Though dozens of licenses have been approved, diplomats and industry insiders say that’s a fraction of the flood of applications from around the world. The U.S. government has accused China of slowing approvals and recently announced retaliatory curbs on aircraft engine parts and related equipment.

On Thursday, President Donald Trump and Chinese President Xi Jinping spoke by phone as the rare earth dispute threatened to upset a fragile trade truce.

When the new rules came into effect, the bureau had only 30 staff members. According to sources familiar with a recent meeting between the ministry and Chinese and European semiconductor firms, this number has since doubled to 60.

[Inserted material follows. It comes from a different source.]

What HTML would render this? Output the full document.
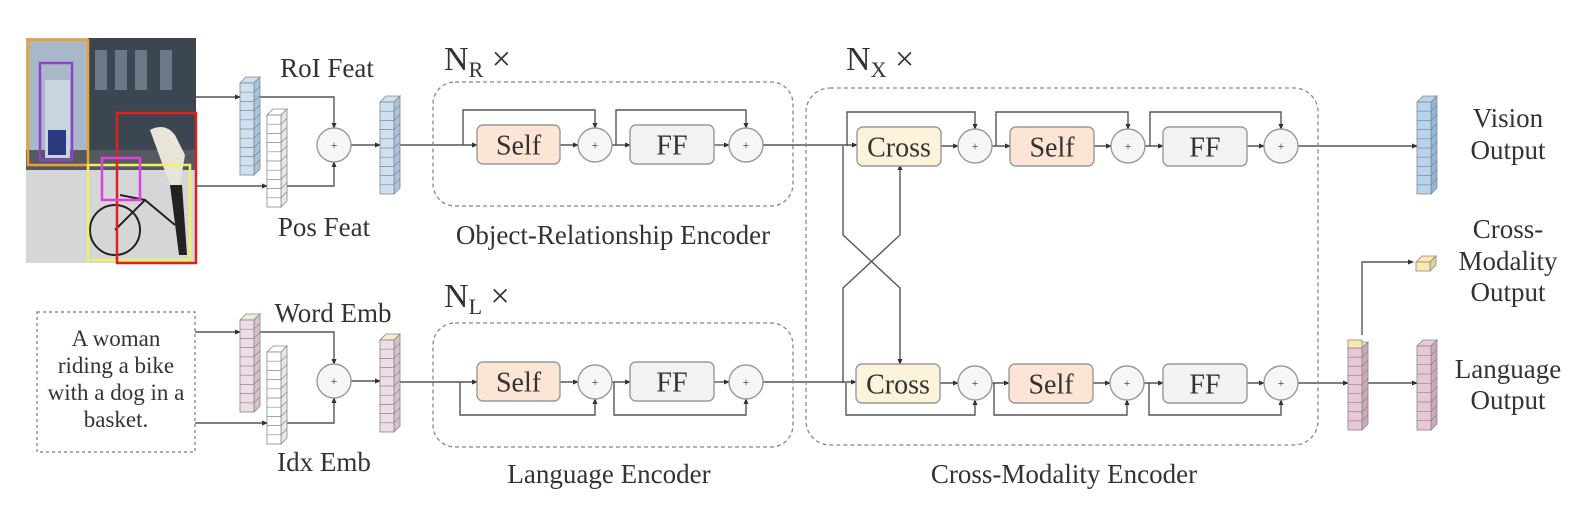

“We appreciate that MOFCOM has increased its resources to address demand, and they’re working hard and long hours on these issues,” said Adam Dunnett, Secretary General of the European Chamber of Commerce in China. “But the reality is this is having a huge impact on a wide variety of sectors. It’s something that could have been better planned and rolled out.”

According to ministry records, only three senior officials are authorized to approve export permits. According to the Ministry’s website, office hours are limited to weekday mornings and afternoons. The ministry did not respond to requests for comment.

The rare earth logjam highlights China’s leverage through its dominance of production and the bureaucracy now determining supply chains. A Chinese-language guide for the new licensing process runs nearly 14,000 characters.

Bosch, the German technology and engineering firm, said in May that the licensing process was “complex and time-consuming,” partly because of extensive documentation requirements.

Sources said European auto suppliers alone have submitted hundreds of applications, but only about a quarter have been approved. Applications range from dozens to hundreds of pages and must include signed contracts, technical descriptions, and often photos of production facilities.

China says the controls are meant to prevent dual-use items from reaching military applications, but Dunnett noted that even clearly commercial-use cases face hurdles. Companies have also expressed concern over being asked for sensitive intellectual property.

While approvals are expected within 45 working days, any application involving “national security” faces longer wait times—without clarity on how much longer.

Cory Combs of Trivium China noted the delays may reflect either bureaucracy or deliberate strategy. “Is it quick enough for the Trump administration to believe Beijing hasn’t reneged on the Geneva agreement?” he asked.

China publicly claims the rules are non-discriminatory, but behind closed doors, it acknowledged during Geneva talks that the restrictions were indeed countermeasures. Scholars in China have called them retaliation for U.S. chip curbs, describing them as “a short-term form of leverage.”